The other thing that could happen is that, once off this medication, I begin to develop more symptoms and relapse, which would also be perfectly believable as I am a person mitigating a Sandwich Generation lifestyle: smashed between the major demands of busy teenagers and elderly parents who are no longer independent. The stress is unbelievable, sometimes.
They tell you to avoid stress if you have MS, but what does that mean? Skipping town? That would be the only way to avoid stress at this stage in my life.
Until my kids have drivers licenses, we are stuck in the constant queue of arranging or giving rides, carpooling etc. Our kids are extremely active; this is not a small problem to manage, but something that practically requires a family meeting every night. Which in and of itself is a challenge since we manage to maybe all be in the house at the same time about twice a week (aside from sleeping).

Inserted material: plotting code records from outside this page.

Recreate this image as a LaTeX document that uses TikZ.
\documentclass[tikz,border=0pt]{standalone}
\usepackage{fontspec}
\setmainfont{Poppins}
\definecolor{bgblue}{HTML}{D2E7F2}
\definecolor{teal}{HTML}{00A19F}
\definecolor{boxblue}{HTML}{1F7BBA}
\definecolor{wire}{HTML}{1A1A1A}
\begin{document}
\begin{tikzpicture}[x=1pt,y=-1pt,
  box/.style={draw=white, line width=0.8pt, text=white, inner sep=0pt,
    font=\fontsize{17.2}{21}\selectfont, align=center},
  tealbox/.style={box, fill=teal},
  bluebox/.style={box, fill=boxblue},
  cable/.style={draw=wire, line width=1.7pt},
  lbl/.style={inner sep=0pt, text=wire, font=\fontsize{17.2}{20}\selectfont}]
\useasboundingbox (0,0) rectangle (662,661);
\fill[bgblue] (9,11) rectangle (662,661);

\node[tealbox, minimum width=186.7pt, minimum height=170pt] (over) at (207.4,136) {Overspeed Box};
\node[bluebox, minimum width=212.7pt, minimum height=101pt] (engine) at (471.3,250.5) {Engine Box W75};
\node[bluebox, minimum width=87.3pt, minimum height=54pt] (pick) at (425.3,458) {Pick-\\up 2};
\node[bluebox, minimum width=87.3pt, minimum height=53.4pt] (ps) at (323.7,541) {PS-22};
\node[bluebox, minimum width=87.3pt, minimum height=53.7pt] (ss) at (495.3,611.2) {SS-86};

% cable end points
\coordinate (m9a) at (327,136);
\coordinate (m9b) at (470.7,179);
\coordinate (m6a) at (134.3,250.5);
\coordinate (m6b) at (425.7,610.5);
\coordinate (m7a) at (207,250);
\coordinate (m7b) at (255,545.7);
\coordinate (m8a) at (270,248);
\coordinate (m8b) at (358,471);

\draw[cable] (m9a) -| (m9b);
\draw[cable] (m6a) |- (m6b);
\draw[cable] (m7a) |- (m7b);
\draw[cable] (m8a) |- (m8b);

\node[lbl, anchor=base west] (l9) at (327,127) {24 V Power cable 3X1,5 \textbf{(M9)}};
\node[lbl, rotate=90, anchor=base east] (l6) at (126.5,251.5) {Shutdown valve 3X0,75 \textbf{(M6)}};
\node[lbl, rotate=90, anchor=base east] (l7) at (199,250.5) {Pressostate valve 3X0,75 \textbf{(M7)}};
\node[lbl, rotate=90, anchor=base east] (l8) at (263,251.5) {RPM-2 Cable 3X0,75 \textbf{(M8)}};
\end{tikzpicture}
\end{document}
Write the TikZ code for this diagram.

And we ask for help for caring for our elderly parents, but you would be surprised at how much of the geriatric system relies on family members to do the work of transporting, advocating, shopping, providing emotional support, even feeding and bathing them, even when they are residents in a skilled nursing facility where they are already paying top dollar presumably for the dispensing of these services.
In any given week, we are tasked with driving somebody somewhere a minimum of 8 times a week, not counting trips to the hospital for the aging parents and trips to the activities for the kids. For two people who do not participate in a daily workday commute, we put in a lot of hours and miles driving.
Regardless, the challenge for me is far beyond managing the stress of life; it's deciding what I am willing to do: undergo expensive medical therapies as a guinea pig and hope they keep me healthy, or take a risk and see what happens without the drugs?
Right now, taking the oral medication is an obvious solution: few risks, and good tolerance, and it's not hard to administer. But without it, what is the risk/benefit ratio? Do I have a bad enough case of MS to justify taking meds that may actually make me feel worse even if they halt progression? Is my MS ever going to progress that severely? The odds seem to say no. But what if it does? Will I live with regret knowing I had options but, because I didn't use them, ended up getting worse with a disease that has impacts that are not reversible? I've heard those cautionary tales, too.
The raccoon gave me no answers, nor did the fire, but it was a still a celebration, with a point, and I hope in a year's time, I'll have come closer to an answer... by choice, and not by force.